Task requirements | Search the data below for the word "with" and copy each line that holds it.

Plotting code records
___

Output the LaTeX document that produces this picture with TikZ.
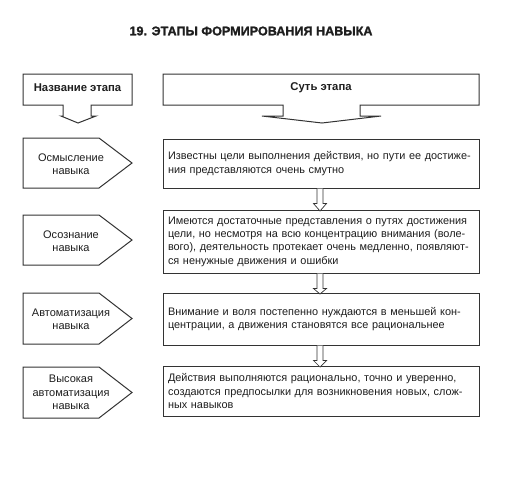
\documentclass[tikz,border=0pt]{standalone}
\usepackage{fontspec}
\setmainfont{Liberation Sans}
\newfontfamily\heavyfont[BoldFont={Liberation Sans Bold},BoldFeatures={FakeBold=1.6}]{Liberation Sans}
\definecolor{ink}{HTML}{333333}
\definecolor{txt}{HTML}{1E1E1E}
\begin{document}
\begin{tikzpicture}[x=1pt,y=-1pt,
  outline/.style={draw=ink,line width=1pt,line join=miter},
  essbox/.style={outline,text=txt,inner xsep=5pt,text width=306pt,align=left,
    font=\fontsize{10.9}{13.3}\selectfont},
  stagetext/.style={text=txt,align=center,font=\fontsize{11}{13.3}\selectfont},
  headtext/.style={text=txt,font=\bfseries\fontsize{11.3}{13}\selectfont},
  downarrow/.style={draw=ink,line width=0.7pt,fill=white}]
\useasboundingbox[fill=white] (0,0) rectangle (511,499);

% title
\node[text=txt,font=\heavyfont\bfseries\fontsize{12.6}{14}\selectfont] (title) at (251,31) {19. ЭТАПЫ ФОРМИРОВАНИЯ НАВЫКА};

% header callouts
\draw[outline] (23,74) -- (132,74) -- (132,105) -- (91,105) -- (91,116) -- (96,116)
  -- (78,123) -- (61,116) -- (63,116) -- (63,105) -- (23,105) -- cycle;
\node[headtext] (hname) at (77.5,88) {Название этапа};

\draw[outline] (163,74) -- (479,74) -- (479,105) -- (360,105) -- (360,116) -- (381,116)
  -- (322,123) -- (262,116) -- (283,116) -- (283,105) -- (163,105) -- cycle;
\node[headtext] (hess) at (321,88) {Суть этапа};

% stage pentagons
\draw[outline] (23,138) -- (99,138) -- (132,163) -- (99,188) -- (23,188) -- cycle;
\node[stagetext] (s1) at (71,164) {Осмысление\\навыка};
\draw[outline] (23,215) -- (99,215) -- (132,240) -- (99,265) -- (23,265) -- cycle;
\node[stagetext] (s2) at (71,241) {Осознание\\навыка};
\draw[outline] (23,293) -- (99,293) -- (132,318.5) -- (99,344) -- (23,344) -- cycle;
\node[stagetext] (s3) at (71,319) {Автоматизация\\навыка};
\draw[outline] (23,367) -- (99,367) -- (132,392.5) -- (99,418) -- (23,418) -- cycle;
\node[stagetext] (s4) at (71,392.5) {Высокая\\автоматизация\\навыка};

% essence boxes
\node[essbox,minimum height=49pt] (b1) at (321,163.5)
  {Известны цели выполнения действия, но пути ее достиже-\\ния представляются очень смутно};
\node[essbox,minimum height=63pt] (b2) at (321,241.5)
  {Имеются достаточные представления о путях достижения\\цели, но несмотря на всю концентрацию внимания (воле-\\вого), деятельность протекает очень медленно, появляют-\\ся ненужные движения и ошибки};
\node[essbox,minimum height=52pt] (b3) at (321,319)
  {Внимание и воля постепенно нуждаются в меньшей кон-\\центрации, а движения становятся все рациональнее};
\node[essbox,minimum height=50pt] (b4) at (321,391)
  {Действия выполняются рационально, точно и уверенно,\\создаются предпосылки для возникновения новых, слож-\\ных навыков};

% hollow arrows between boxes
\foreach \a/\b in {b1/b2,b2/b3,b3/b4}{
  \draw[downarrow] ([xshift=-4pt]\a.south) -- ([xshift=-4pt,yshift=-15pt]\a.south)
    -- ([xshift=-7.5pt,yshift=-15pt]\a.south) -- ([xshift=-1pt,yshift=-1.5pt]\b.north)
    -- ([xshift=5.5pt,yshift=-15pt]\a.south) -- ([xshift=2pt,yshift=-15pt]\a.south)
    -- ([xshift=2pt]\a.south);
}
\end{tikzpicture}
\end{document}
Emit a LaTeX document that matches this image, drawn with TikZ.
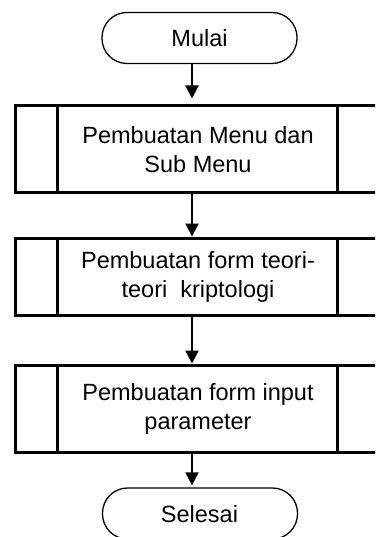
\documentclass[tikz,border=0pt]{standalone}
\usepackage{fontspec}
\setmainfont{Liberation Sans}
\usetikzlibrary{arrows.meta}
\tikzset{
  term/.style={draw, line width=1.3pt, rounded corners=25pt, minimum width=195pt, minimum height=51pt, inner sep=0pt},
  procbox/.style={draw, line width=3pt, minimum width=375pt, inner sep=0pt},
  txt/.style={align=center, inner sep=0pt, font=\fontsize{23.5}{29}\selectfont},
  inner/.style={line width=3pt},
  arr/.style={line width=2pt, -{Triangle[width=13pt,length=13pt]}}
}
\begin{document}
\begin{tikzpicture}[x=1pt,y=-1pt]
\useasboundingbox (0,0) rectangle (375,537);
\clip (0,0) rectangle (375,537);
\fill[white] (0,0) rectangle (375,537);
\coordinate (ax) at (192,0);
% terminals
\node[term] (mulai) at (199.5,38) {};
\node[txt] (tmulai) at (199.5,38) {Mulai};
\node[term] (selesai) at (200,513.5) {};
\node[txt] (tselesai) at (199.5,514) {Selesai};
% process boxes
\node[procbox, minimum height=87pt] (b1) at (202.5,149.5) {};
\node[procbox, minimum height=77pt] (b2) at (202.5,276.5) {};
\node[procbox, minimum height=87pt] (b3) at (202.5,408.5) {};
\node[txt] (t1) at (198,150) {Pembuatan Menu dan\\Sub Menu};
\node[txt] (t2) at (198,277) {Pembuatan form teori-\\teori\ \ kriptologi};
\node[txt] (t3) at (198,409) {Pembuatan form input\\parameter};
\foreach \b in {b1,b2,b3}{
  \draw[inner] ([xshift=44pt]\b.north west) -- ([xshift=44pt]\b.south west);
  \draw[inner] ([xshift=324pt]\b.north west) -- ([xshift=324pt]\b.south west);
}
% connectors
\draw[arr, shorten >=6pt] (mulai.south -| ax) -- (b1.north -| ax);
\draw[arr] (b1.south -| ax) -- (b2.north -| ax);
\draw[arr] (b2.south -| ax) -- (b3.north -| ax);
\draw[arr, shorten >=2pt] (b3.south -| ax) -- (selesai.north -| ax);
\end{tikzpicture}
\end{document}
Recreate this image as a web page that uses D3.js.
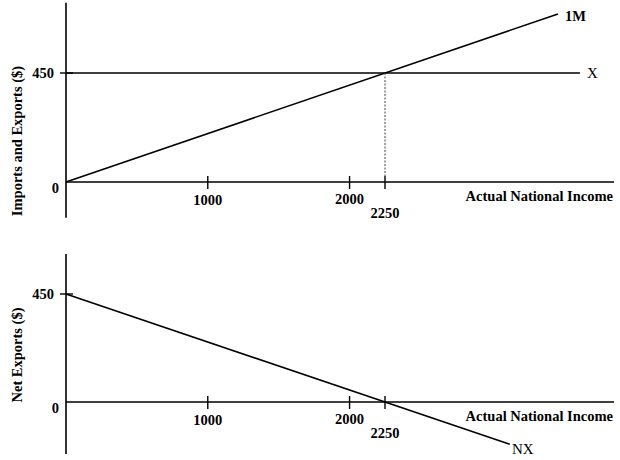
<!DOCTYPE html>
<html>
<head>
<meta charset="utf-8">
<script src="https://cdn.jsdelivr.net/npm/d3@7"></script>
<style>
  body { margin: 0; background: #fff; }
  text { font-family: "Liberation Serif", "Times New Roman", serif; font-weight: bold; font-size: 14.5px; fill: #000; }
</style>
</head>
<body>
<svg width="620" height="460"></svg>
<script>
// values
const incomeTicks = [1000, 2000, 2250];
const incomeTickLabelDy = [23, 22, 36];   // 2250 sits on a second row
const valueTicks = [0, 450];
const equilibriumIncome = 2250;
const exportsLevel = 450;
const exportsIncome = [0, 3625];
const importsIncome = [0, 3470];
const importsValue = [0, 694];
const netExportsIncome = [0, 3130];
const netExportsValue = [450, -176];
const incomeAxisEnd = 3865;

const svg = d3.select('svg');

const x = d3.scaleLinear().domain([0, 2250]).range([66, 385]);
const yTop = d3.scaleLinear().domain([0, 450]).range([182, 73]);
const yBot = d3.scaleLinear().domain([0, 450]).range([402, 294]);

const line = d3.line();

function panel(y, yExtent, title, titleY) {
    const g = svg.append('g');
    // axes
    g.append('path')
        .attr('d', line([[x(0), y(yExtent[0])], [x(0), y(yExtent[1])]]))
        .attr('stroke', 'black').attr('stroke-width', 1.6).attr('fill', 'none');
    g.append('path')
        .attr('d', line([[x(0), y(0)], [x(incomeAxisEnd), y(0)]]))
        .attr('stroke', 'black').attr('stroke-width', 1.6).attr('fill', 'none');

    // income ticks, crossing the axis
    g.selectAll('.xt')
        .data(incomeTicks)
        .join('path')
        .attr('d', d => line([[x(d), y(0) - 6], [x(d), y(0) + 7]]))
        .attr('stroke', 'black').attr('stroke-width', 1.4);
    g.selectAll('.xl')
        .data(incomeTicks)
        .join('text')
        .attr('x', d => x(d))
        .attr('y', (d, i) => y(0) + incomeTickLabelDy[i])
        .attr('text-anchor', 'middle')
        .text(d => d);

    // value ticks
    g.append('path')
        .attr('d', line([[x(0) - 6, y(450)], [x(0) + 7, y(450)]]))
        .attr('stroke', 'black').attr('stroke-width', 1.4);
    g.selectAll('.yl')
        .data(valueTicks)
        .join('text')
        .attr('x', d => d === 0 ? 59 : 54)
        .attr('y', d => d === 0 ? y(d) + 11 : y(d) + 5)
        .attr('text-anchor', 'end')
        .text(d => d);

    g.append('text')
        .attr('x', 613).attr('y', y(0) + 19)
        .attr('text-anchor', 'end')
        .text('Actual National Income');

    g.append('text')
        .attr('transform', `translate(22,${titleY}) rotate(-90)`)
        .attr('text-anchor', 'middle')
        .text(title);
    return g;
}

const gTop = panel(yTop, [-148, 740], 'Imports and Exports ($)', 141);
const gBot = panel(yBot, [-217, 617], 'Net Exports ($)', 355);

// exports
gTop.append('path')
    .attr('d', line(exportsIncome.map(v => [x(v), yTop(exportsLevel)])))
    .attr('stroke', 'black').attr('stroke-width', 1.6).attr('fill', 'none');
gTop.append('text').attr('x', 587).attr('y', yTop(exportsLevel) + 5).style('font-weight', 'normal').style('font-size', '15px').text('X');

// imports
gTop.append('path')
    .attr('d', line(importsIncome.map((v, i) => [x(v), yTop(importsValue[i])])))
    .attr('stroke', 'black').attr('stroke-width', 1.6).attr('fill', 'none');
gTop.append('text').attr('x', 565).attr('y', 21).text('1M');

// equilibrium dotted guide
gTop.append('path')
    .attr('d', line([[x(equilibriumIncome), yTop(exportsLevel)], [x(equilibriumIncome), yTop(0)]]))
    .attr('stroke', '#444').attr('stroke-width', 1).attr('stroke-dasharray', '2,1.5').attr('fill', 'none');

// net exports
gBot.append('path')
    .attr('d', line(netExportsIncome.map((v, i) => [x(v), yBot(netExportsValue[i])])))
    .attr('stroke', 'black').attr('stroke-width', 1.6).attr('fill', 'none');
gBot.append('text').attr('x', 512).attr('y', 454).style('font-weight', 'normal').style('font-size', '15px').text('NX');
</script>
</body>
</html>
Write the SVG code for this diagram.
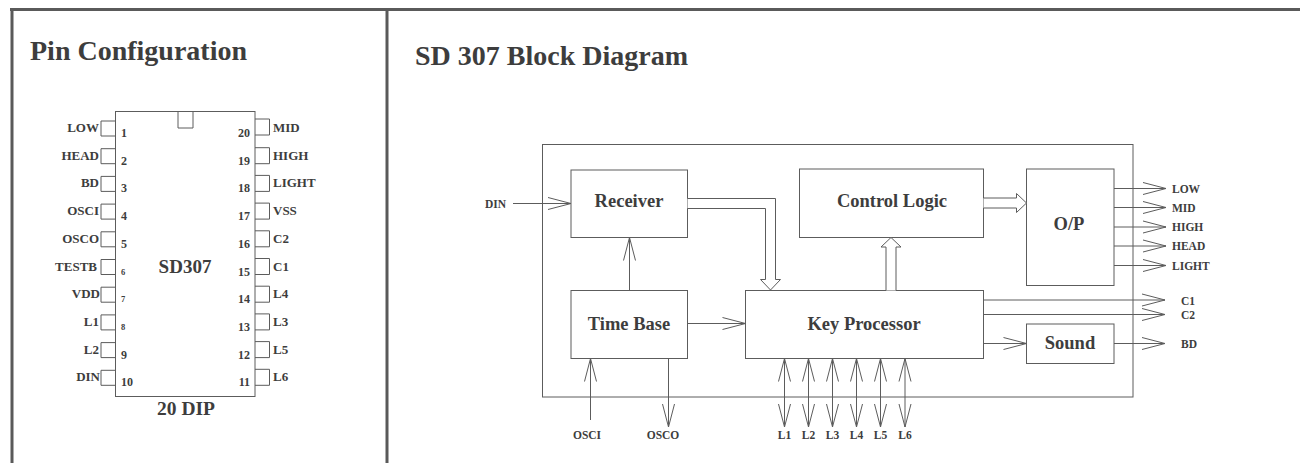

___

Worked solution |
Output the LaTeX document that produces this picture with TikZ.
Emit a LaTeX document that matches this image, drawn with TikZ.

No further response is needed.